GIthub workflow for chunked uploads to Wikimedia Commons

As you may have seen on GIthub, I've done a few things in relation to #4303. There were some false starts, partly because I'm not that used to the Github workflow. We're also using a bit of a particular structure for the work on the issues.

The idea is to have a branch for the feature (issue-4303-chunked-upload) onto which will be merged commits as parts of the feature are done (chunked-uploads is the first of these). Once all required commits are in the feature branch will be merged.

The reasoning behind this is that there will likely be stages in the development where you shouldn't use the new functionality even if it's technically possible. E.g. you can upload in chunks, but SDC isn't added, which means the upload to Commons may be faulty.

If you're interested in the planned breakdown of the feature, there's a list in #6505. This PR is no longer active and will be replaced, but the list should remain (unless something comes up during development🙂).

1 Like

The idea is to have a branch for the feature (issue-4303-chunked-upload) onto which will be merged commits as parts of the feature are done (chunked-uploads is the first of these). Once all required commits are in the feature branch will be merged.

The reasoning behind this is that there will likely be stages in the development where you shouldn't use the new functionality even if it's technically possible. E.g. you can upload in chunks, but SDC isn't added, which means the upload to Commons may be faulty.

I'm not sure I understand what this extra level of indirection buys you. The issue-4303-chunked-upload branch seems to live in the main OpenRefine repository which seems unusual. If it lived in your fork, you could commit to it whenever you wanted and when the entire feature is ready propose the branch as a pull request. This would seem to address the atomicity concern that you have (people using a partially complete feature). It would also make sure that the documentation got updated along with the code, even though they're separate items on the checklist.

Tom

p.s. What does "SDC" mean in this context?

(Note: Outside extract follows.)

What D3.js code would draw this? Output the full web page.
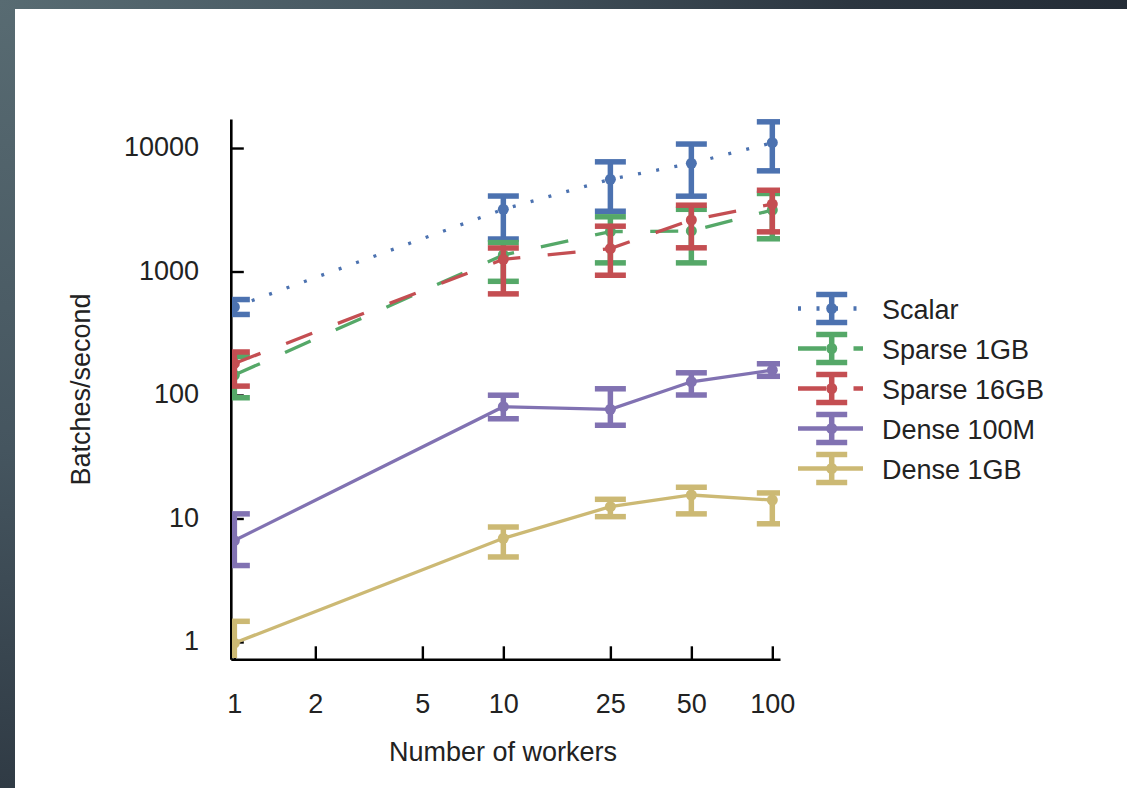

Having a feature branch in the main repo is meant to make the development more visible. @antonin_d, was there any other reason we decided to do it this way? This is the first commit, so if we run into any unforeseen issues way may have to change things a bit.

SDC is short for Structured data on Commons. In this instance the important things is that it's added in a separate request, after an image has been uploaded. Since it may contain important info, like license, we don't want people using the feature before it's included.

I think the original workflow you proposed was to have the feature branch in your fork and make PRs within your fork to that feature request, so as to get review feedback gradually and not just when merging the feature branch in the official repo. My reluctance here is that I think the reviewing should happen in the main repository, not on your fork, so that it is visible and others have a chance to chime in. I think that's not possible if the feature branch is in your repository.

It's a fine line to tread on, but what I am trying to do here is to meet two conflicting needs:

  • I want to be flexible and be open to adopting workflows that suit you, so that you have a good time working on OpenRefine, can get productive and want to do more of it in the future
  • I want to encourage you to integrate meaningfully in the OpenRefine project, which means adopting its existing practices and communication channels, so that this collaboration isn't too dependent on me being a single point of contact between WMSE and the OpenRefine devs.

But that being said I don't know how realistic it is that others chime in on the reviewing on this particular PR, so maybe I'm erring too much on the second side and should just accept to do the reviewing of individual steps in your fork. We could then switch to the "standard" way of doing things in OpenRefine for further changes, which should hopefully be easier to do atomically.

Oh, I didn't realize that Antonin was involved in deciding this. My
interest/expertise is in data wrangling rather than picture uploading,
so I'm not going to be able to contribute to this in a meaningful way,
but regardless of where the branch is hosted, the key review gate is
when things are ready to be merged into the master branch.

I'm fine with continuing this project using this methodology to see
how it works out, but an alternative to consider for similar future
efforts would be to use GitHub's Draft PR mechanism, but explicitly
request feedback, even though it's marked as "Draft." I guess part of
what determines that appropriate workflow is the scale of the work.
Something which is a few days or a week or two is going to have
different requirements than an effort which is months long. In
general, we want to keep the reviewable chunks (ie branches) tractable
for the reviewers.

Something we haven't used in the past, but we might want to consider
for large multi-part features is the use of "feature flags" to
enable/disable them at run time. This would allow incomplete features
to be disabled/hidden.

Ah yes, if the context wasn't clear, there is this introduction thread:

I am involved in the sense that I am liaising with Wikimedia Sweden (with weekly calls) to answer any questions they have about contributing to OpenRefine :slight_smile:

An update for those keeping an eye on this post. Chunked uploads is now included in the snapshot release (since Snapshot #2370). Please give it a spin an give us a shout if there are any unforeseen issues.